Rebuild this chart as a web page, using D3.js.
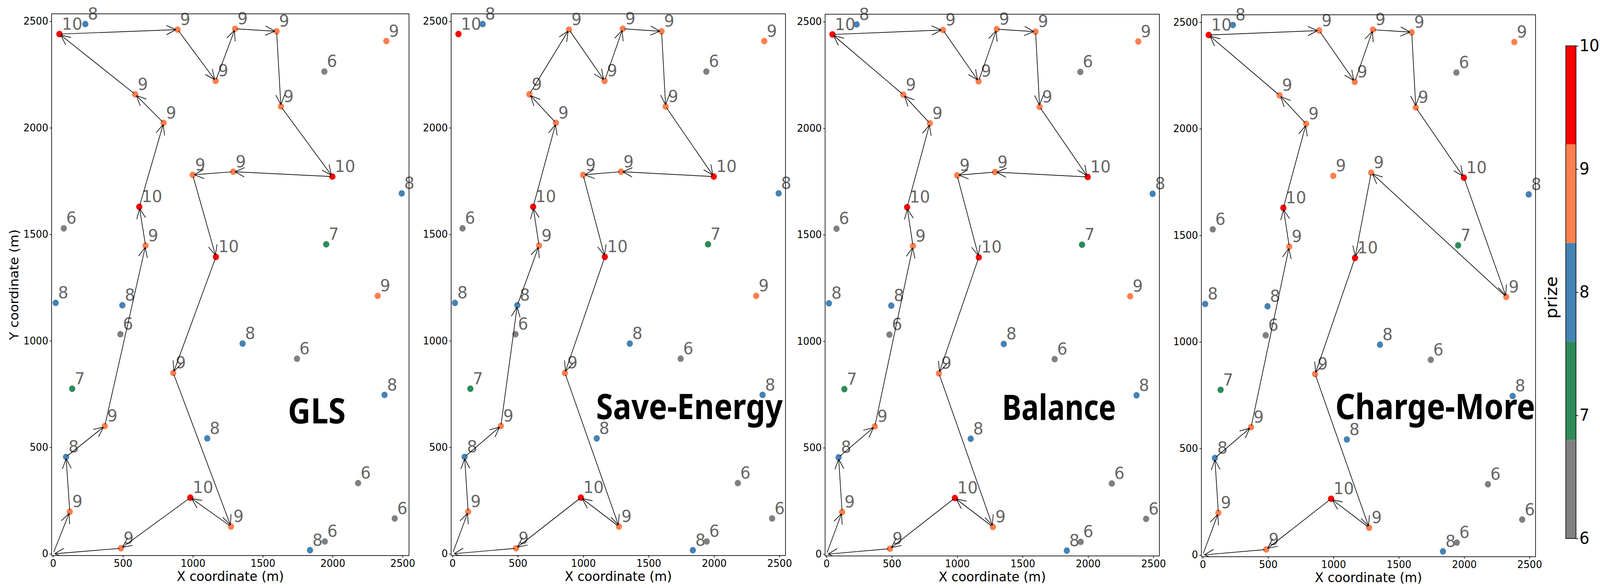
<!DOCTYPE html>
<html lang="en">
<head>
    <meta charset="UTF-8">
    <title>Routes per strategy</title>
    <script src="https://d3js.org/d3.v7.min.js"></script>
    <style>
        body, html { margin: 0; padding: 0; background: #fff; overflow: hidden; }
        svg { display: block; }
        text { font-family: "DejaVu Sans", sans-serif; }
        .tick line, .frame { stroke: #000; stroke-width: 1.7px; }
        .frame { fill: none; }
        .edge { stroke: #000; stroke-width: 1.7px; fill: none; }
    </style>
</head>
<body>
    <div id="chart"></div>
    <script>
        // node 0 is the depot, it has no prize and no dot
        const nodeX = [0, 46, 231, 891, 1302, 1599, 2384, 1941, 1163, 588, 1630, 791, 999, 1289, 1998, 2494, 617, 77, 662, 1954, 1165, 2322, 19, 496, 482, 1356, 1745, 860, 137, 2371, 370, 1103, 93, 2182, 982, 120, 2444, 1273, 1944, 486, 1838];
        const nodeY = [0, 2440, 2487, 2461, 2465, 2453, 2407, 2264, 2220, 2157, 2100, 2023, 1779, 1794, 1771, 1692, 1629, 1528, 1447, 1453, 1394, 1211, 1178, 1167, 1031, 987, 916, 849, 775, 746, 600, 542, 455, 332, 264, 198, 166, 128, 58, 26, 17];
        const prize = [null, 10, 8, 9, 9, 9, 9, 6, 9, 9, 9, 9, 9, 9, 10, 8, 10, 6, 9, 7, 10, 9, 8, 8, 6, 8, 6, 9, 7, 8, 9, 8, 8, 6, 10, 9, 6, 9, 6, 9, 8];

        const routeGLS = [0, 35, 32, 30, 18, 16, 11, 9, 1, 3, 8, 4, 5, 10, 14, 13, 12, 20, 27, 37, 34, 39, 0];
        const routeSaveEnergy = [0, 35, 32, 30, 23, 18, 16, 11, 9, 3, 8, 4, 5, 10, 14, 13, 12, 20, 27, 37, 34, 39, 0];
        const routeBalance = [0, 35, 32, 30, 18, 16, 11, 9, 1, 3, 8, 4, 5, 10, 14, 13, 12, 20, 27, 37, 34, 39, 0];
        const routeChargeMore = [0, 35, 32, 30, 18, 16, 11, 9, 1, 3, 8, 4, 5, 10, 14, 21, 13, 20, 27, 37, 34, 39, 0];

        const panelNames = ["GLS", "Save-Energy", "Balance", "Charge-More"];
        const panelRoutes = [routeGLS, routeSaveEnergy, routeBalance, routeChargeMore];
        const axisTicks = [0, 500, 1000, 1500, 2000, 2500];
        const prizeLevels = [6, 7, 8, 9, 10];
        const prizeColors = ["#808080", "#2e8b57", "#4682b4", "#ff7f50", "#ff0000"];

        // layout, pixels of the 4268x1504 drawing
        const width = 4268, height = 1504;
        const frames = [
            {left: 137.7, right: 1091, top: 35.4, bottom: 1421},
            {left: 1203.4, right: 2095.2, top: 35.4, bottom: 1421},
            {left: 2201, right: 3092.8, top: 36.4, bottom: 1422},
            {left: 3204.7, right: 4096, top: 37.8, bottom: 1424}
        ];
        const titleBoxes = [
            {left: 768, right: 922, baseline: 1083},
            {left: 1590, right: 2088, baseline: 1072},
            {left: 2673, right: 2977, baseline: 1074},
            {left: 3562, right: 4095, baseline: 1072}
        ];
        const xDomain = [-10, 2546], yDomain = [-8, 2535];
        const dotRadius = 8.3, shrink = 4.5, headLength = 28, headAngle = 25 * Math.PI / 180;

        // the browser window can be narrower than the drawing, so fit it to the window
        const svg = d3.select("#chart").append("svg")
            .attr("viewBox", `0 0 ${width} ${height}`)
            .attr("preserveAspectRatio", "none")
            .style("width", "100vw")
            .style("height", "100vh");
        svg.append("rect").attr("width", width).attr("height", height).attr("fill", "#fff");

        const color = d3.scaleOrdinal().domain(prizeLevels).range(prizeColors);
        const nodes = nodeX.map((x, i) => ({x: x, y: nodeY[i], prize: prize[i]}));

        frames.forEach((f, p) => {
            const x = d3.scaleLinear().domain(xDomain).range([f.left, f.right]);
            const y = d3.scaleLinear().domain(yDomain).range([f.bottom, f.top]);
            const g = svg.append("g");

            g.append("clipPath").attr("id", "clip" + p)
                .append("rect")
                .attr("x", f.left).attr("y", f.top)
                .attr("width", f.right - f.left).attr("height", f.bottom - f.top);

            const xAxis = g.append("g")
                .attr("transform", `translate(0,${f.bottom})`)
                .call(d3.axisBottom(x).tickValues(axisTicks).tickFormat(d3.format("d")).tickSize(5).tickPadding(6));
            const yAxis = g.append("g")
                .attr("transform", `translate(${f.left},0)`)
                .call(d3.axisLeft(y).tickValues(axisTicks).tickFormat(d3.format("d")).tickSize(5).tickPadding(4));
            [xAxis, yAxis].forEach(a => {
                a.select(".domain").remove();
                a.selectAll("text").attr("font-size", 26).attr("font-family", "DejaVu Sans").attr("fill", "#000");
            });

            const visited = nodes.filter(d => d.prize !== null);
            g.selectAll("circle")
                .data(visited)
                .enter()
                .append("circle")
                .attr("cx", d => x(d.x))
                .attr("cy", d => y(d.y))
                .attr("r", dotRadius)
                .attr("fill", d => color(d.prize));

            g.selectAll(".node-label")
                .data(visited)
                .enter()
                .append("text")
                .attr("class", "node-label")
                .attr("x", d => x(d.x) + 6.5)
                .attr("y", d => y(d.y) - 11.6)
                .attr("font-size", 43)
                .attr("fill", "#666")
                .text(d => d.prize);

            // open arrow heads, one path per leg of the tour
            const legs = d3.pairs(panelRoutes[p]);
            g.append("g")
                .attr("clip-path", `url(#clip${p})`)
                .selectAll("path")
                .data(legs)
                .enter()
                .append("path")
                .attr("class", "edge")
                .attr("d", ([a, b]) => {
                    const x0 = x(nodes[a].x), y0 = y(nodes[a].y);
                    const x1 = x(nodes[b].x), y1 = y(nodes[b].y);
                    const ang = Math.atan2(y1 - y0, x1 - x0);
                    const sx = x0 + shrink * Math.cos(ang), sy = y0 + shrink * Math.sin(ang);
                    const tx = x1 - shrink * Math.cos(ang), ty = y1 - shrink * Math.sin(ang);
                    const path = d3.path();
                    path.moveTo(sx, sy);
                    path.lineTo(tx, ty);
                    [-1, 1].forEach(side => {
                        path.moveTo(tx, ty);
                        path.lineTo(tx - headLength * Math.cos(ang + side * headAngle),
                            ty - headLength * Math.sin(ang + side * headAngle));
                    });
                    return path.toString();
                });

            g.append("rect")
                .attr("class", "frame")
                .attr("x", f.left).attr("y", f.top)
                .attr("width", f.right - f.left).attr("height", f.bottom - f.top);

            g.append("text")
                .attr("x", (f.left + f.right) / 2)
                .attr("y", f.bottom + 65)
                .attr("text-anchor", "middle")
                .attr("font-size", 34)
                .text("X coordinate (m)");

            if (p === 0) {
                g.append("text")
                    .attr("transform", `translate(49,${(f.top + f.bottom) / 2}) rotate(-90)`)
                    .attr("text-anchor", "middle")
                    .attr("font-size", 34)
                    .text("Y coordinate (m)");
            }

            const t = titleBoxes[p];
            g.append("text")
                .attr("x", t.left)
                .attr("y", t.baseline)
                .attr("textLength", t.right - t.left)
                .attr("lengthAdjust", "spacingAndGlyphs")
                .attr("font-size", 90)
                .attr("font-weight", "bold")
                .style("font-family", '"Noto Sans", sans-serif')
                .text(panelNames[p]);
        });

        // colour bar, five equal bands over the prize range
        const bar = {left: 4176.7, right: 4204, top: 117.3, bottom: 1377.4};
        const barScale = d3.scaleLinear().domain(d3.extent(prizeLevels)).range([bar.bottom, bar.top]);
        const bands = d3.scaleQuantize().domain(d3.extent(prizeLevels)).range(prizeColors);
        const barG = svg.append("g");

        barG.selectAll("rect")
            .data(prizeColors)
            .enter()
            .append("rect")
            .attr("x", bar.left)
            .attr("width", bar.right - bar.left)
            .attr("y", d => barScale(bands.invertExtent(d)[1]))
            .attr("height", d => barScale(bands.invertExtent(d)[0]) - barScale(bands.invertExtent(d)[1]))
            .attr("fill", d => d);

        barG.append("rect")
            .attr("class", "frame")
            .attr("x", bar.left).attr("y", bar.top)
            .attr("width", bar.right - bar.left).attr("height", bar.bottom - bar.top);

        const barAxis = barG.append("g")
            .attr("transform", `translate(${bar.right},0)`)
            .call(d3.axisRight(barScale).tickValues(prizeLevels).tickFormat(d3.format("d")).tickSize(6).tickPadding(3));
        barAxis.select(".domain").remove();
        barAxis.selectAll("text").attr("font-size", 42).attr("font-family", "DejaVu Sans").attr("fill", "#000");

        barG.append("text")
            .attr("transform", "translate(4153,761) rotate(-90)")
            .attr("text-anchor", "middle")
            .attr("font-size", 44)
            .text("prize");
    </script>
</body>
</html>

**Problem to work on**
Your task is to return the lines above, from the first one up to and including the line containing "6, 9, 6, 9, 8];", minus any pictures.

**Expected answer**
Rebuild this chart as a web page, using D3.js.
<!DOCTYPE html>
<html lang="en">
<head>
    <meta charset="UTF-8">
    <title>Routes per strategy</title>
    <script src="https://d3js.org/d3.v7.min.js"></script>
    <style>
        body, html { margin: 0; padding: 0; background: #fff; overflow: hidden; }
        svg { display: block; }
        text { font-family: "DejaVu Sans", sans-serif; }
        .tick line, .frame { stroke: #000; stroke-width: 1.7px; }
        .frame { fill: none; }
        .edge { stroke: #000; stroke-width: 1.7px; fill: none; }
    </style>
</head>
<body>
    <div id="chart"></div>
    <script>
        // node 0 is the depot, it has no prize and no dot
        const nodeX = [0, 46, 231, 891, 1302, 1599, 2384, 1941, 1163, 588, 1630, 791, 999, 1289, 1998, 2494, 617, 77, 662, 1954, 1165, 2322, 19, 496, 482, 1356, 1745, 860, 137, 2371, 370, 1103, 93, 2182, 982, 120, 2444, 1273, 1944, 486, 1838];
        const nodeY = [0, 2440, 2487, 2461, 2465, 2453, 2407, 2264, 2220, 2157, 2100, 2023, 1779, 1794, 1771, 1692, 1629, 1528, 1447, 1453, 1394, 1211, 1178, 1167, 1031, 987, 916, 849, 775, 746, 600, 542, 455, 332, 264, 198, 166, 128, 58, 26, 17];
        const prize = [null, 10, 8, 9, 9, 9, 9, 6, 9, 9, 9, 9, 9, 9, 10, 8, 10, 6, 9, 7, 10, 9, 8, 8, 6, 8, 6, 9, 7, 8, 9, 8, 8, 6, 10, 9, 6, 9, 6, 9, 8];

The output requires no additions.